More information on the gathering and the final communique can be found on the WEF Web site (www.weforum.org).

The participants started talking about the role of religion in society from the opening session, where they were given the findings of a new public opinion poll on religious dimensions of education, unemployment and the rule of law in Arab countries. The poll, by the leading American group Zogby International, asked citizens in six Arab countries across the Middle East for their views on education, business and the importance of Sharia law.

A majority of citizens polled in Egypt, Jordan, Lebanon, Morocco, Saudi Arabia and the United Arab Emirates (U.A.E.) said Sharia law should be applied to businesses, although they agreed that further interpretation is needed to allow businesses in the Muslim world to integrate into the global economy.

Citizens differed substantially on whether they would trust a popularly elected Islamic government to abide by the rules of a democracy. Asked whether they would trust an elected Islamic government to follow these rules, 72 percent of Saudis and 70 percent of those in the U.A.E. said yes, while just 36 percent of those in Lebanon agreed. Christians in Lebanon were most skeptical - just one in five said they believe an Islamic government would abide by the laws of a democracy.
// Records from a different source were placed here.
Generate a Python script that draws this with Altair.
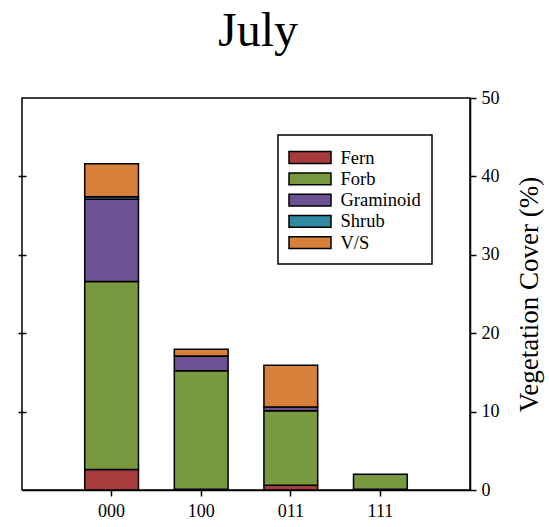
import altair as alt
import pandas as pd

# Vegetation cover (%) by treatment and growth form, July survey
treatments = ["000", "100", "011", "111"]
growth_forms = ["Fern", "Forb", "Graminoid", "Shrub", "V/S"]
fern = [2.6, 0.1, 0.6, 0.1]
forb = [24.0, 15.1, 9.5, 1.9]
graminoid = [10.5, 1.9, 0.5, 0.0]
shrub = [0.3, 0.0, 0.0, 0.0]
vs = [4.2, 0.85, 5.3, 0.0]
colors = ["#A63D3C", "#77993F", "#6A5293", "#3088A3", "#D6803A"]
y_ticks = [0, 10, 20, 30, 40, 50]

series = dict(zip(growth_forms, [fern, forb, graminoid, shrub, vs]))
rows = []
for form, vals in series.items():
    for t, v in zip(treatments, vals):
        rows.append({"treatment": t, "form": form, "cover": v})
df = pd.DataFrame(rows)

FONT = "Liberation Serif"
y_scale = alt.Scale(domain=[0, 50], nice=False, zero=True)

bars = (
    alt.Chart(df)
    .transform_filter("datum.cover > 0")
    .mark_bar(stroke="black", strokeWidth=1.5, opacity=1)
    .encode(
        x=alt.X(
            "treatment:N",
            sort=treatments,
            scale=alt.Scale(paddingInner=0.4, paddingOuter=0.7),
            axis=alt.Axis(
                title=None, labelAngle=0, labelFont=FONT, labelFontSize=18,
                labelColor="black", tickColor="black", tickWidth=1.5,
                tickSize=6, labelPadding=6, domainColor="black",
                domainWidth=1.5,
            ),
        ),
        y=alt.Y(
            "cover:Q",
            stack="zero",
            scale=y_scale,
            axis=alt.Axis(
                orient="right", values=y_ticks, title="Vegetation Cover (%)",
                titleFont=FONT, titleFontSize=27, titleFontWeight="normal",
                titleColor="black", titlePadding=44, titleAngle=270,
                labelFont=FONT, labelFontSize=18, labelColor="black",
                labelPadding=5, tickColor="black", tickWidth=1.5, tickSize=6,
                domainColor="black", domainWidth=1.5, grid=False,
            ),
        ),
        color=alt.Color(
            "form:N",
            sort=growth_forms,
            scale=alt.Scale(domain=growth_forms, range=colors),
            legend=alt.Legend(
                title=None, orient="none", legendX=256, legendY=37,
                symbolType="M-2,-0.56H2V0.56H-2Z", symbolSize=441,
                symbolOffset=9.5,
                symbolStrokeColor="black", symbolStrokeWidth=1.5,
                symbolOpacity=1, labelFont=FONT, labelFontSize=18.5,
                labelColor="black", labelOffset=19, rowPadding=0.3,
                padding=11, strokeColor="black", fillColor="white",
            ),
        ),
        order=alt.Order("form:N", sort="ascending"),
    )
)

# inner/outer ticks on the left edge, no labels
left_ticks = (
    alt.Chart(df)
    .mark_rule(opacity=0)
    .encode(
        y=alt.Y(
            "cover:Q",
            scale=y_scale,
            axis=alt.Axis(
                orient="left", values=[10, 20, 30, 40], labels=False,
                title=None, domain=False, tickColor="black", tickWidth=1.5,
                tickSize=8, offset=-4, grid=False,
            ),
        )
    )
)

chart = (
    alt.layer(bars, left_ticks)
    .resolve_axis(y="independent")
    .properties(
        width=448,
        height=392,
        title=alt.TitleParams(
            "July", font=FONT, fontSize=48, fontWeight="normal",
            color="black", anchor="middle", frame="group", dx=12, offset=33,
        ),
        autosize=alt.AutoSizeParams(type="none"),
        padding={"left": 22, "top": 98, "right": 79, "bottom": 37},
        background="white",
    )
    .configure_view(stroke="black", strokeWidth=1.5)
    .configure_legend(strokeWidth=1.5)
)

chart.save("out.html", embed_options={"renderer": "svg", "actions": False})
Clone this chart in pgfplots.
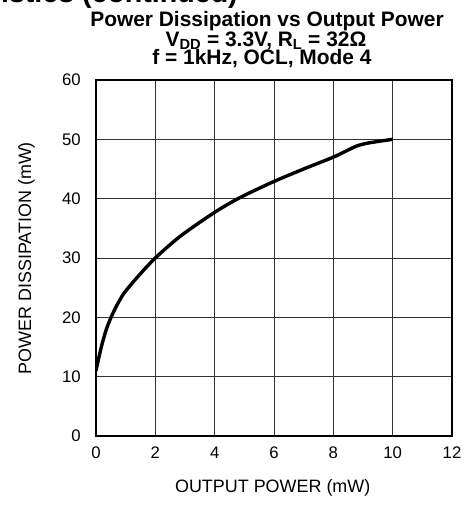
\documentclass[border=0pt]{standalone}
\usepackage{pgfplots}
\pgfplotsset{compat=1.18}
\usepackage{fontspec}
\setmainfont{Liberation Sans}
\begin{document}
\begin{tikzpicture}
\begin{axis}[
  at={(96bp,76bp)}, anchor=south west,
  width=356bp, height=356bp, scale only axis,
  xmin=0, xmax=12, ymin=0, ymax=60,
  xtick={0,2,...,12}, ytick={0,10,...,60},
  grid=major,
  grid style={black!80, line width=1bp},
  axis line style={black, line width=2bp},
  major tick length=0pt,
  tick style={draw=none},
  /pgf/number format/assume math mode=true,
  tick label style={font=\fontsize{16.8}{16.8}\selectfont, inner sep=0pt},
  xticklabel shift=11bp,
  yticklabel shift=15bp,
]
\addplot[black, line width=3.4bp, smooth, tension=0.5] coordinates {
(0,11) (0.1,13.3) (0.21,15.6) (0.35,18) (0.5,19.9) (0.7,22) (0.95,24.1)
(1.4,26.8) (2,30) (2.85,33.7) (4,37.7) (4.86,40.2) (6,42.9) (7,45)
(8,47) (8.5,48.2) (8.8,48.9) (9.2,49.4) (10,50)
};
\end{axis}
\node[anchor=base, font=\fontsize{21}{21}\selectfont\bfseries] at (267bp,485.3bp) {Power Dissipation vs Output Power};
\node[anchor=base, font=\fontsize{21}{21}\selectfont\bfseries] at (266bp,465.3bp) {V\textsubscript{DD} = 3.3V, R\textsubscript{L} = 32Ω};
\node[anchor=base, font=\fontsize{21}{21}\selectfont\bfseries] at (262bp,447bp) {f = 1kHz, OCL, Mode 4};
\node[anchor=base, font=\fontsize{18}{18}\selectfont] at (272.7bp,19.3bp) {OUTPUT POWER (mW)};
\node[anchor=base, rotate=90, font=\fontsize{18}{18}\selectfont] at (31bp,253.7bp) {POWER DISSIPATION (mW)};
\begin{scope}
\clip (0,0) rectangle (467bp,512bp);
\node[anchor=base east, inner sep=0pt, font=\fontsize{28.7}{28.7}\selectfont\bfseries] at (238bp,509bp) {Characteristics (continued)};
\end{scope}
\pgfresetboundingbox
\path[use as bounding box] (0,0) rectangle (467bp,512bp);
\end{tikzpicture}
\end{document}
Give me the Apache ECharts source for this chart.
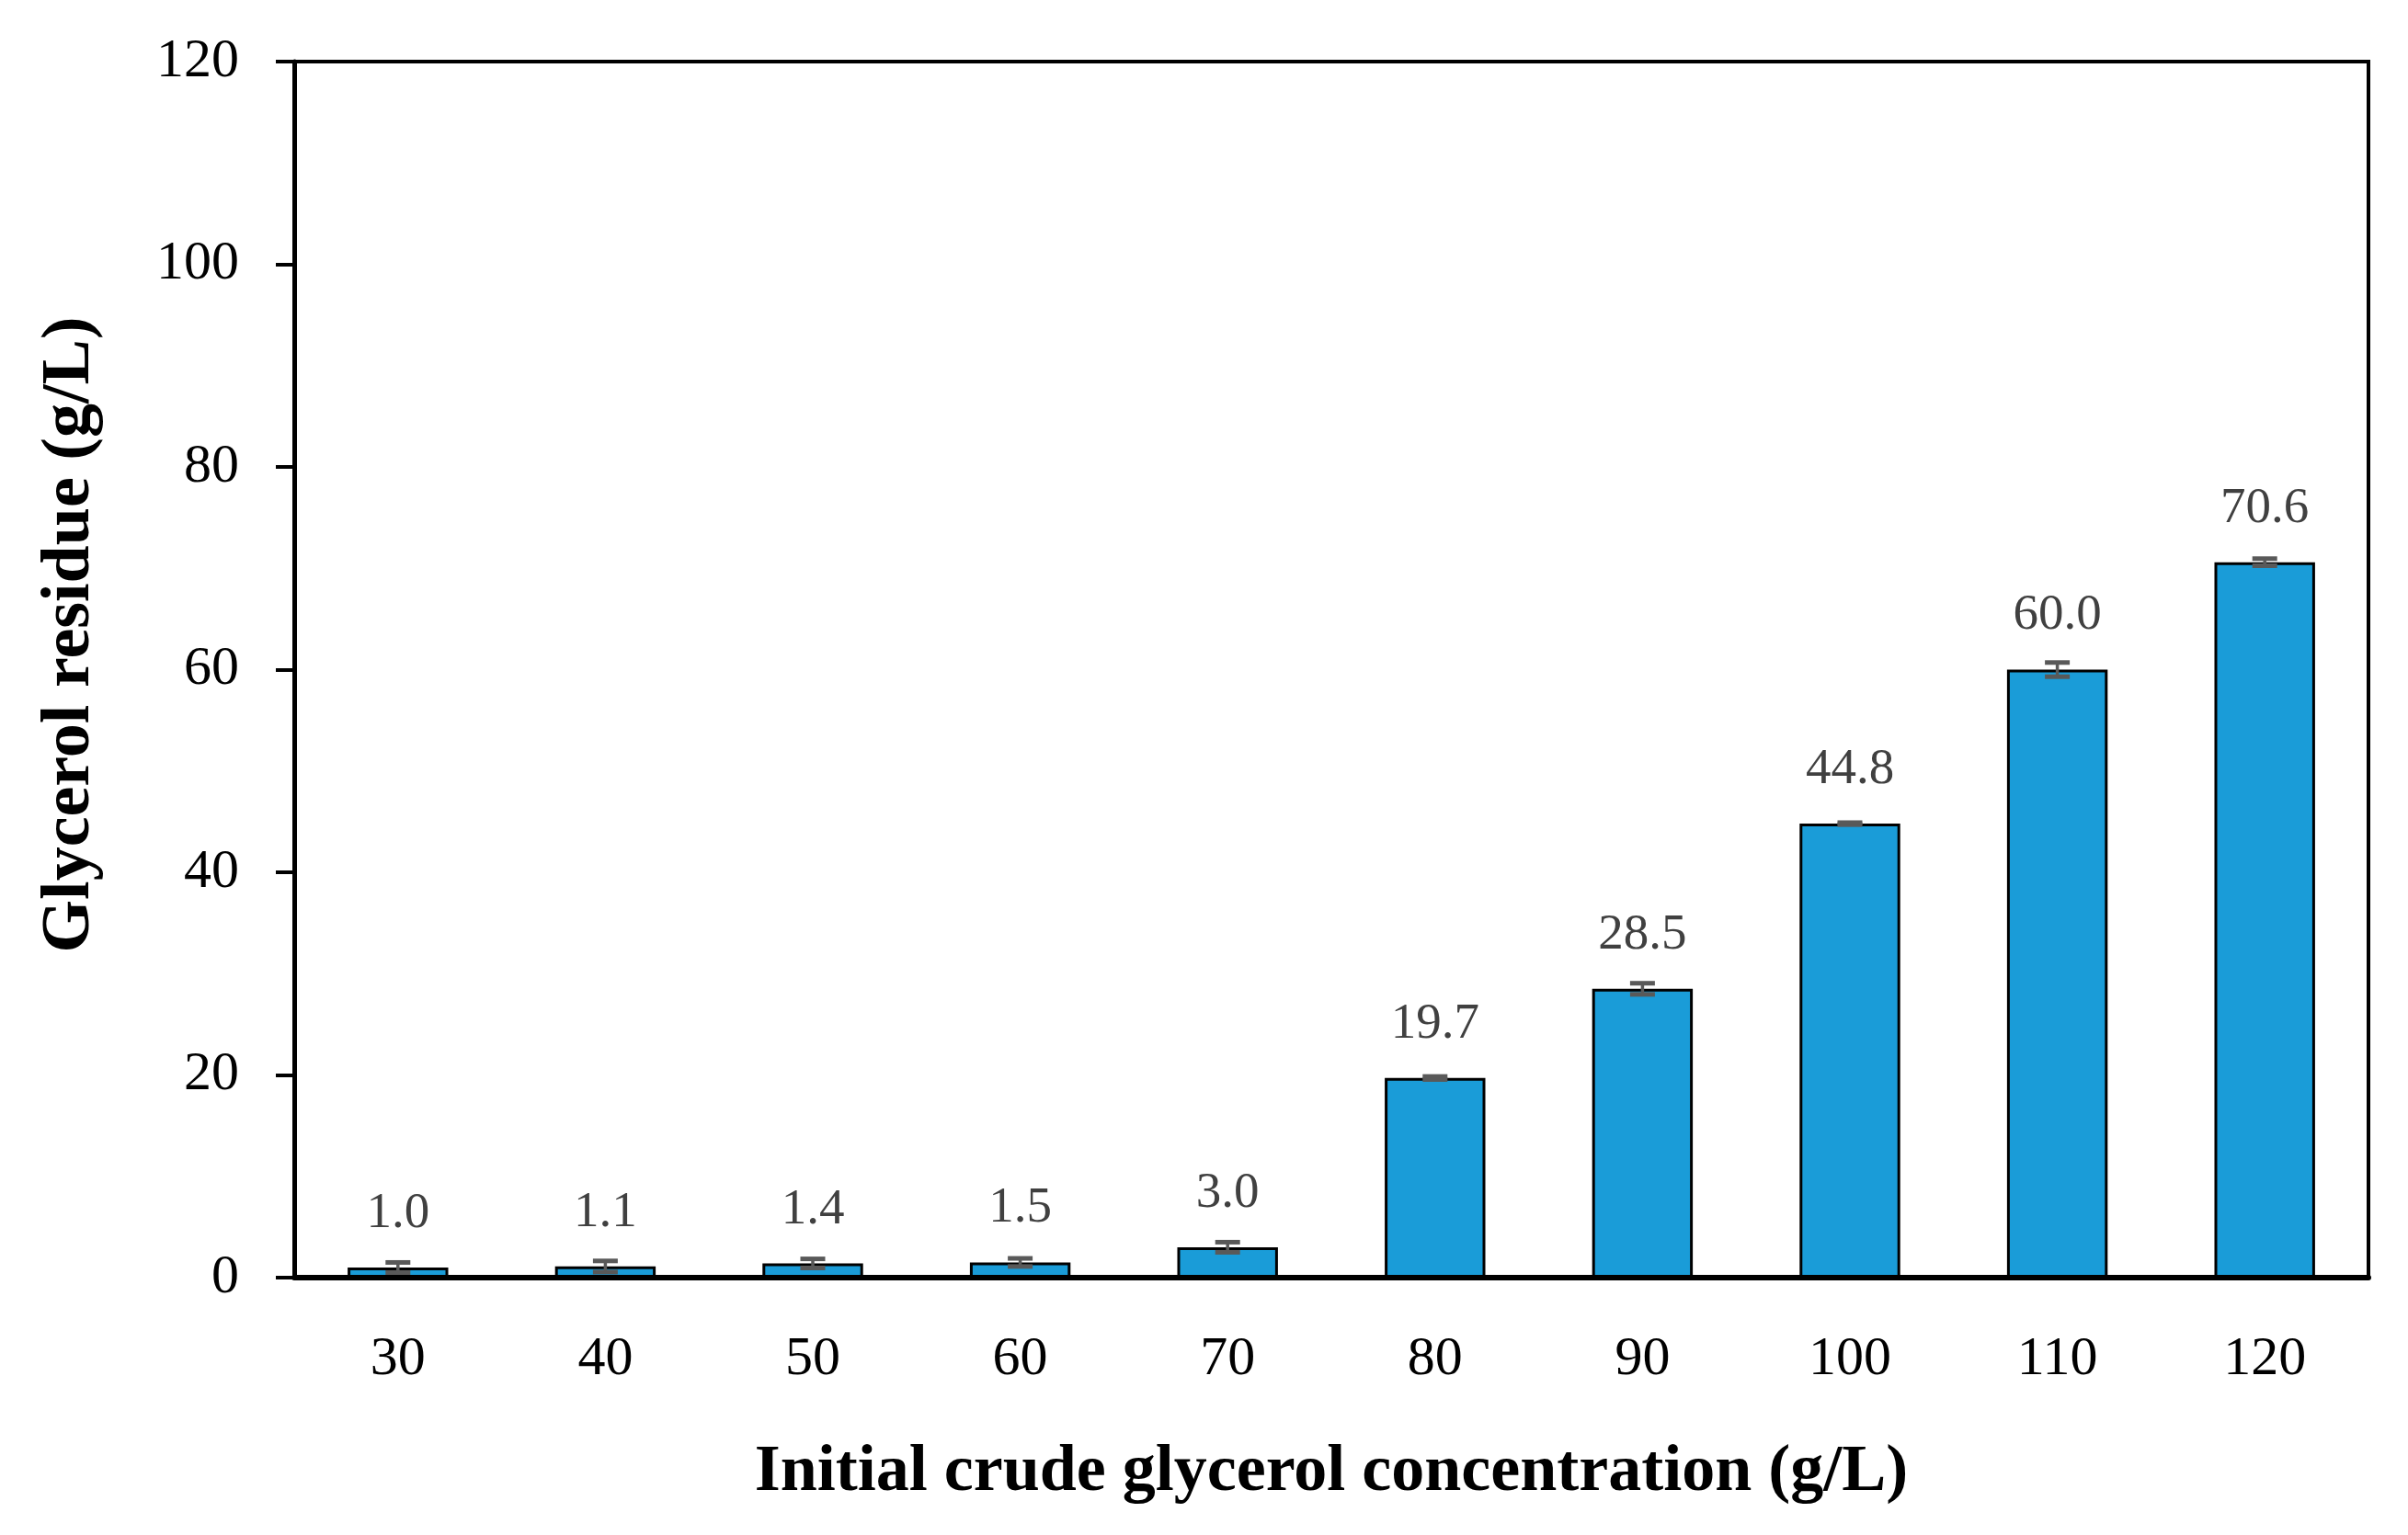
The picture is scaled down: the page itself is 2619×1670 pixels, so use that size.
<!DOCTYPE html>
<html>
<head>
<meta charset="utf-8">
<script src="https://cdn.jsdelivr.net/npm/echarts@6/dist/echarts.min.js"></script>
<style>html,body{margin:0;padding:0;background:#fff;}#c{width:2619px;height:1670px;}</style>
</head>
<body>
<div id="c"></div>
<script>
var categories = ['30','40','50','60','70','80','90','100','110','120'];
var values = [1.0, 1.1, 1.4, 1.5, 3.0, 19.7, 28.5, 44.8, 60.0, 70.6];
var errors = [0.5, 0.55, 0.45, 0.4, 0.5, 0.15, 0.55, 0.1, 0.7, 0.35];
var yTicks = [0, 20, 40, 60, 80, 100, 120];

var FONT = '"Liberation Serif", "DejaVu Serif", serif';
var chart = echarts.init(document.getElementById('c'), null, {renderer: 'canvas'});
var errData = values.map(function (v, i) { return [i, v - errors[i], v + errors[i]]; });

chart.setOption({
  animation: false,
  backgroundColor: '#fff',
  grid: {left: 320, right: 43, top: 67, bottom: 280, show: true, borderColor: '#000', borderWidth: 4, backgroundColor: 'transparent'},
  xAxis: {
    type: 'category',
    data: categories,
    name: 'Initial crude glycerol concentration (g/L)',
    nameLocation: 'middle',
    nameGap: 176,
    nameTextStyle: {fontFamily: FONT, fontWeight: 'bold', fontSize: 72, color: '#000'},
    axisLine: {lineStyle: {color: '#000', width: 6}},
    axisTick: {show: false},
    axisLabel: {fontFamily: FONT, fontSize: 60, color: '#000', margin: 59}
  },
  yAxis: {
    type: 'value',
    min: 0, max: 120, interval: 20,
    name: 'Glycerol residue (g/L)',
    nameLocation: 'middle',
    nameGap: 206,
    nameRotate: 90,
    nameTextStyle: {fontFamily: FONT, fontWeight: 'bold', fontSize: 74, color: '#000', padding: [0, 0, 0, 76]},
    axisLine: {show: true, lineStyle: {color: '#000', width: 5}},
    axisTick: {show: true, inside: false, length: 20, lineStyle: {color: '#000', width: 4}},
    splitLine: {show: false},
    axisLabel: {fontFamily: FONT, fontSize: 60, color: '#000', margin: 60,
      formatter: function (v) { return yTicks.indexOf(v) >= 0 ? String(v) : ''; }}
  },
  series: [
    {
      type: 'bar',
      data: values,
      barWidth: '48.5%',
      itemStyle: {color: '#1A9CD8', borderColor: '#000', borderWidth: 3},
      label: {show: true, position: 'top', distance: 31, fontFamily: FONT, fontSize: 55, color: '#404040',
        formatter: function (p) { return p.value.toFixed(1); }},
      z: 2
    },
    {
      type: 'custom',
      data: errData,
      z: 5,
      renderItem: function (params, api) {
        var x = api.value(0);
        var lo = api.coord([x, api.value(1)]);
        var hi = api.coord([x, api.value(2)]);
        var hw = 13.5;
        var st = {stroke: '#595959', lineWidth: 3.5};
        var cap = {stroke: '#595959', lineWidth: 5};
        return {
          type: 'group',
          children: [
            {type: 'line', shape: {x1: lo[0], y1: lo[1], x2: hi[0], y2: hi[1]}, style: st},
            {type: 'line', shape: {x1: lo[0] - hw, y1: lo[1], x2: lo[0] + hw, y2: lo[1]}, style: cap},
            {type: 'line', shape: {x1: hi[0] - hw, y1: hi[1], x2: hi[0] + hw, y2: hi[1]}, style: cap}
          ]
        };
      }
    }
  ]
});
</script>
</body>
</html>
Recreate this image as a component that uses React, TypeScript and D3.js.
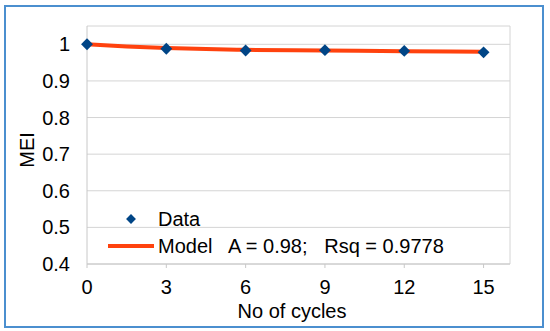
import * as d3 from "d3";

const width = 550,
  height = 331,
  marginTop = 26,
  marginRight = 40,
  marginBottom = 67,
  marginLeft = 87;

// measured points
const cycles = [0, 3, 6, 9, 12, 15];
const mei = [1.0, 0.988, 0.983, 0.984, 0.982, 0.978];

// fitted model curve
const modelX = [0, 1.5, 3, 4.5, 6, 9, 12, 15];
const modelY = [1.0, 0.994, 0.99, 0.987, 0.985, 0.983, 0.981, 0.98];

const xTicks = [0, 3, 6, 9, 12, 15];
const yTicks = [0.4, 0.5, 0.6, 0.7, 0.8, 0.9, 1];

const font = "'Liberation Sans', Arial, sans-serif";
const fs = 20;

export default function App() {
  const x = d3.scaleLinear([0, 16], [marginLeft, width - marginRight]);
  const y = d3.scaleLinear([0.4, 1.05], [height - marginBottom, marginTop]);

  const line = d3
    .line<number>()
    .x((d) => x(modelX[d]))
    .y((d) => y(modelY[d]))
    .curve(d3.curveMonotoneX);

  const diamond = d3.symbol(d3.symbolDiamond2, 90);
  const smallDiamond = d3.symbol(d3.symbolDiamond2, 62);

  const x0 = marginLeft,
    x1 = width - marginRight,
    y0 = height - marginBottom,
    y1 = marginTop;

  return (
    <svg
      width={width}
      height={height}
      viewBox={`0 0 ${width} ${height}`}
      style={{ position: "absolute", left: 0, top: 0, background: "#fff" }}
      fontFamily={font}
    >
      <rect x={5} y={6} width={538} height={321} fill="#fff" stroke="#4b8fcf" strokeWidth={2} />

      {/* grid */}
      {yTicks.map((t) => (
        <line key={t} x1={x0} x2={x1} y1={y(t)} y2={y(t)} stroke="#d4d4d4" strokeWidth={1} />
      ))}
      <line x1={x0} x2={x1} y1={y1} y2={y1} stroke="#d4d4d4" />
      <line x1={x1} x2={x1} y1={y1} y2={y0} stroke="#d4d4d4" />
      <line x1={x0} x2={x0} y1={y1} y2={y0} stroke="#c8c8c8" />
      <line x1={x0} x2={x1} y1={y0} y2={y0} stroke="#c8c8c8" />
      {xTicks.map((t) => (
        <line key={t} x1={x(t)} x2={x(t)} y1={y0} y2={y0 + 4} stroke="#c8c8c8" />
      ))}

      {/* tick labels */}
      {yTicks.map((t) => (
        <text key={t} x={x0 - 17} y={y(t)} dy="0.35em" textAnchor="end" fontSize={fs} fill="#000">
          {d3.format("")(t)}
        </text>
      ))}
      {xTicks.map((t) => (
        <text key={t} x={x(t)} y={287} dy="0.35em" textAnchor="middle" fontSize={fs} fill="#000">
          {t}
        </text>
      ))}

      {/* axis titles */}
      <text x={292} y={311} dy="0.35em" textAnchor="middle" fontSize={fs} fill="#000">
        No of cycles
      </text>
      <text
        transform={`translate(27,150) rotate(-90)`}
        dy="0.35em"
        textAnchor="middle"
        fontSize={fs}
        fill="#000"
      >
        MEI
      </text>

      {/* model line */}
      <path d={line(d3.range(modelX.length)) ?? ""} fill="none" stroke="#ff420e" strokeWidth={4} />

      {/* data */}
      {cycles.map((c, i) => (
        <path key={c} d={diamond() ?? ""} transform={`translate(${x(c)},${y(mei[i])})`} fill="#004586" />
      ))}

      {/* legend */}
      <path d={smallDiamond() ?? ""} transform="translate(131,219)" fill="#004586" />
      <text x={158} y={219} dy="0.35em" fontSize={fs} fill="#000">
        Data
      </text>
      <line x1={108} x2={154} y1={246} y2={246} stroke="#ff420e" strokeWidth={4} />
      <text x={158} y={246} dy="0.35em" fontSize={fs} fill="#000" style={{ whiteSpace: "pre" }}>
        {"Model   A = 0.98;   Rsq = 0.9778"}
      </text>
    </svg>
  );
}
The WEF's Middle East director, Sherif al-Diwany, said: "Education, rule of law and employment are all key issues for the future development and integration of the Arab world in the global economy."

The survey also found a striking split between various Arab states on the quality of the education systems in their home countries. Egyptians are particularly skeptical that their education system is working. Just 15 percent said they believe their current system prepares young people for successful careers in today's global economy. In Saudi Arabia and the U.A.E., 56 percent of polled residents believe their systems are working properly.

A majority of respondents in most nations, except Lebanon and Jordan, called for applying Islamic Sharia law to business operations. In Lebanon, the majority overwhelmingly rejected this view while, in Jordan, it was the position of a plurality.

Majorities or pluralities in every nation also expressed the opinion that Sharia law requires further interpretation to allow businesses in the Muslim world to integrate into the global economy. This was a majority view in most states, while a 40 percent plurality of Egyptians and a 43 percent plurality of Jordanians also favored further interpretation of Sharia.